■ **Task instructions**
Don't include pictures. Quote the lines below from the first through the line that contains "import pandas as pd".
****************************************
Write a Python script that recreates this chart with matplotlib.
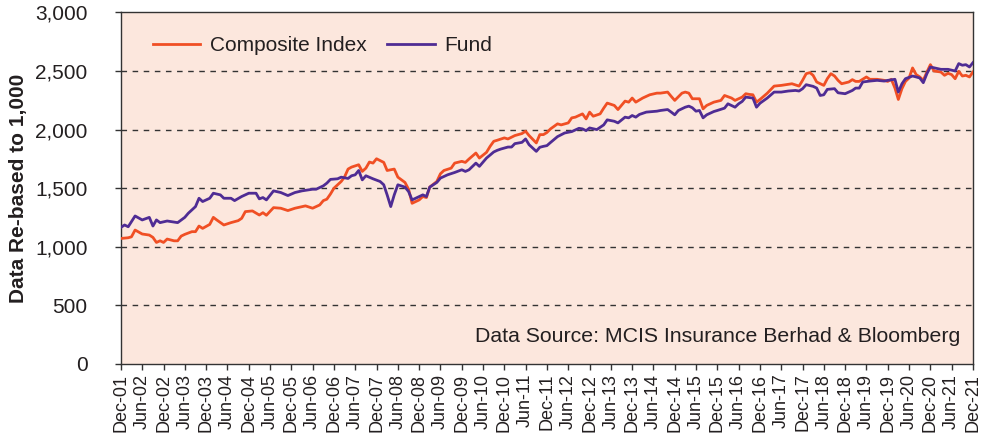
import matplotlib
matplotlib.use("Agg")
import matplotlib.pyplot as plt
import pandas as pd

# Month offsets from Dec-2001
fund_months = [0, 1, 2, 4, 6, 8, 9, 10, 11, 13, 16, 18, 19, 21, 22, 23, 25, 26, 28, 29,
               31, 32, 34, 36, 38, 39, 40, 41, 43, 45, 47, 49, 51, 54, 55, 57, 58, 59, 61, 62,
               64, 65, 66, 67, 68, 69, 71, 73, 74, 75, 76, 77, 78, 80, 81, 82, 84, 85, 86, 87,
               89, 90, 92, 94, 96, 97, 98, 100, 101, 103, 105, 106, 107, 109, 110, 111, 113, 114, 115, 117,
               118, 119, 120, 121, 123, 125, 127, 129, 130, 131, 132, 134, 136, 137, 139, 140, 142, 143, 144, 145,
               146, 148, 151, 152, 154, 155, 156, 157, 159, 160, 161, 162, 163, 164, 165, 167, 168, 170, 171, 173,
               174, 175, 176, 178, 179, 180, 182, 184, 186, 188, 190, 191, 192, 193, 195, 196, 197, 198, 199, 201,
               202, 204, 206, 207, 208, 209, 211, 213, 215, 216, 218, 219, 220, 221, 223, 224, 225, 226, 227, 228,
               230, 231, 233, 235, 236, 237, 238, 239, 240]
fund_values = [1166, 1186, 1171, 1263, 1229, 1251, 1177, 1229, 1206, 1220, 1206, 1251, 1286, 1343, 1414, 1386, 1414, 1457, 1443, 1414,
               1414, 1394, 1429, 1457, 1457, 1409, 1420, 1400, 1477, 1463, 1437, 1463, 1477, 1491, 1491, 1520, 1543, 1575, 1580, 1594,
               1583, 1606, 1614, 1651, 1571, 1606, 1580, 1557, 1529, 1443, 1343, 1443, 1529, 1509, 1471, 1400, 1429, 1443, 1429, 1509,
               1549, 1586, 1614, 1634, 1657, 1643, 1657, 1714, 1686, 1757, 1809, 1823, 1834, 1851, 1851, 1880, 1891, 1920, 1871, 1814,
               1849, 1857, 1863, 1890, 1940, 1971, 1983, 2011, 2006, 1991, 2014, 2000, 2040, 2083, 2071, 2057, 2106, 2100, 2120, 2106,
               2129, 2149, 2157, 2163, 2171, 2149, 2126, 2163, 2191, 2200, 2186, 2157, 2163, 2100, 2126, 2154, 2163, 2183, 2220, 2191,
               2220, 2240, 2277, 2269, 2191, 2225, 2269, 2320, 2320, 2329, 2334, 2329, 2349, 2383, 2369, 2354, 2291, 2297, 2343, 2349,
               2314, 2306, 2334, 2354, 2354, 2406, 2414, 2420, 2414, 2420, 2429, 2320, 2391, 2434, 2457, 2449, 2440, 2400, 2477, 2534,
               2520, 2514, 2514, 2500, 2563, 2549, 2554, 2534, 2571]

index_months = [0, 2, 3, 4, 6, 8, 9, 10, 11, 12, 13, 15, 16, 17, 18, 20, 21, 22, 23, 25,
                26, 27, 29, 31, 33, 34, 35, 37, 39, 40, 41, 43, 45, 47, 49, 52, 54, 56, 57, 58,
                59, 60, 62, 63, 64, 65, 67, 68, 69, 70, 71, 72, 74, 75, 77, 78, 80, 81, 82, 84,
                85, 86, 87, 89, 90, 91, 93, 94, 96, 97, 98, 100, 101, 103, 104, 105, 106, 108, 109, 111,
                113, 114, 115, 117, 118, 119, 120, 121, 123, 124, 126, 127, 128, 130, 131, 132, 133, 135, 136, 137,
                139, 140, 142, 143, 144, 145, 147, 149, 151, 152, 154, 155, 156, 158, 159, 160, 161, 163, 164, 165,
                167, 169, 170, 172, 173, 175, 176, 177, 178, 179, 180, 182, 184, 186, 188, 189, 191, 192, 193, 194,
                195, 196, 198, 199, 200, 201, 202, 203, 205, 206, 207, 208, 210, 211, 213, 215, 216, 217, 218, 219,
                220, 221, 222, 223, 224, 225, 226, 227, 228, 229, 231, 232, 233, 234, 235, 236, 237, 238, 239, 240]
index_values = [1071, 1077, 1085, 1143, 1109, 1100, 1080, 1037, 1051, 1037, 1066, 1051, 1051, 1091, 1106, 1129, 1129, 1177, 1157, 1191,
                1251, 1229, 1186, 1206, 1223, 1243, 1300, 1306, 1271, 1291, 1269, 1334, 1329, 1309, 1329, 1349, 1329, 1357, 1394, 1406,
                1450, 1500, 1557, 1594, 1663, 1680, 1700, 1643, 1671, 1723, 1714, 1751, 1720, 1651, 1663, 1594, 1549, 1491, 1371, 1400,
                1429, 1420, 1509, 1557, 1623, 1651, 1671, 1714, 1729, 1720, 1749, 1800, 1757, 1806, 1857, 1900, 1909, 1929, 1920, 1949,
                1966, 1986, 1949, 1886, 1957, 1957, 1975, 2006, 2049, 2040, 2057, 2100, 2106, 2134, 2091, 2149, 2114, 2134, 2183, 2226,
                2206, 2171, 2243, 2234, 2269, 2234, 2269, 2297, 2311, 2311, 2320, 2283, 2249, 2311, 2320, 2311, 2263, 2263, 2177, 2206,
                2234, 2249, 2291, 2269, 2249, 2277, 2306, 2300, 2297, 2234, 2257, 2310, 2371, 2377, 2386, 2391, 2371, 2420, 2477, 2486,
                2463, 2406, 2377, 2434, 2477, 2457, 2420, 2391, 2406, 2426, 2411, 2411, 2449, 2429, 2429, 2420, 2411, 2429, 2354, 2257,
                2349, 2411, 2440, 2526, 2469, 2449, 2420, 2491, 2554, 2500, 2491, 2463, 2480, 2469, 2434, 2497, 2457, 2463, 2449, 2491]

series_labels = ["Composite Index", "Fund"]
tick_labels = [f"{m}-{y:02d}" for y in range(1, 22) for m in ("Jun", "Dec")][1:]
y_ticks = [0, 500, 1000, 1500, 2000, 2500, 3000]
source_text = "Data Source: MCIS Insurance Berhad & Bloomberg"
y_label = "Data Re-based to 1,000"

plt.rcParams['font.family'] = ['Liberation Sans', 'DejaVu Sans']
text_color = "#231f20"

start = pd.Timestamp("2001-12-01")
def to_dates(months):
    return [start + pd.DateOffset(months=int(m)) for m in months]

fig = plt.figure(figsize=(9.9, 4.42), dpi=100)
ax = fig.add_axes([0.1222, 0.1765, 0.8606, 0.7955])
ax.set_facecolor("#fce7dd")

ax.plot(to_dates(index_months), index_values, color="#f04f24", lw=2.0, label=series_labels[0], zorder=3)
ax.plot(to_dates(fund_months), fund_values, color="#4f2c94", lw=2.0, label=series_labels[1], zorder=3)

tick_dates = [start + pd.DateOffset(months=6 * i) for i in range(len(tick_labels))]
ax.set_xticks(tick_dates)
ax.set_xticklabels(tick_labels, rotation=90, fontsize=13, color=text_color)
ax.set_xlim(tick_dates[0], tick_dates[-1])

ax.set_ylim(0, 3000)
ax.set_yticks(y_ticks)
ax.set_yticklabels([f"{v:,}" for v in y_ticks], fontsize=15, color=text_color)
for v in y_ticks[1:-1]:
    ax.axhline(v, color="#333333", lw=1.0, ls=(0, (4, 4)), zorder=1)

ax.tick_params(axis='x', direction='out', length=4, width=1, color="#333333", pad=3)
ax.tick_params(axis='y', direction='out', length=4, width=1, color="#333333", pad=20)
for s in ax.spines.values():
    s.set_color("#333333")
    s.set_linewidth(1.0)

ax.set_ylabel(y_label, fontsize=15, fontweight='bold', color=text_color, labelpad=5)

leg = ax.legend(loc="upper left", bbox_to_anchor=(0.015, 0.985), ncol=2, frameon=False,
                fontsize=15, handlelength=2.3, handletextpad=0.45, columnspacing=1.0)
for t in leg.get_texts():
    t.set_color(text_color)

ax.text(0.985, 0.05, source_text, transform=ax.transAxes, ha="right", va="bottom",
        fontsize=15.3, color=text_color)

fig.savefig("out.png", dpi=100)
****************************************
■ **Written solution**
Write a Python script that recreates this chart with matplotlib.
import matplotlib
matplotlib.use("Agg")
import matplotlib.pyplot as plt
import pandas as pd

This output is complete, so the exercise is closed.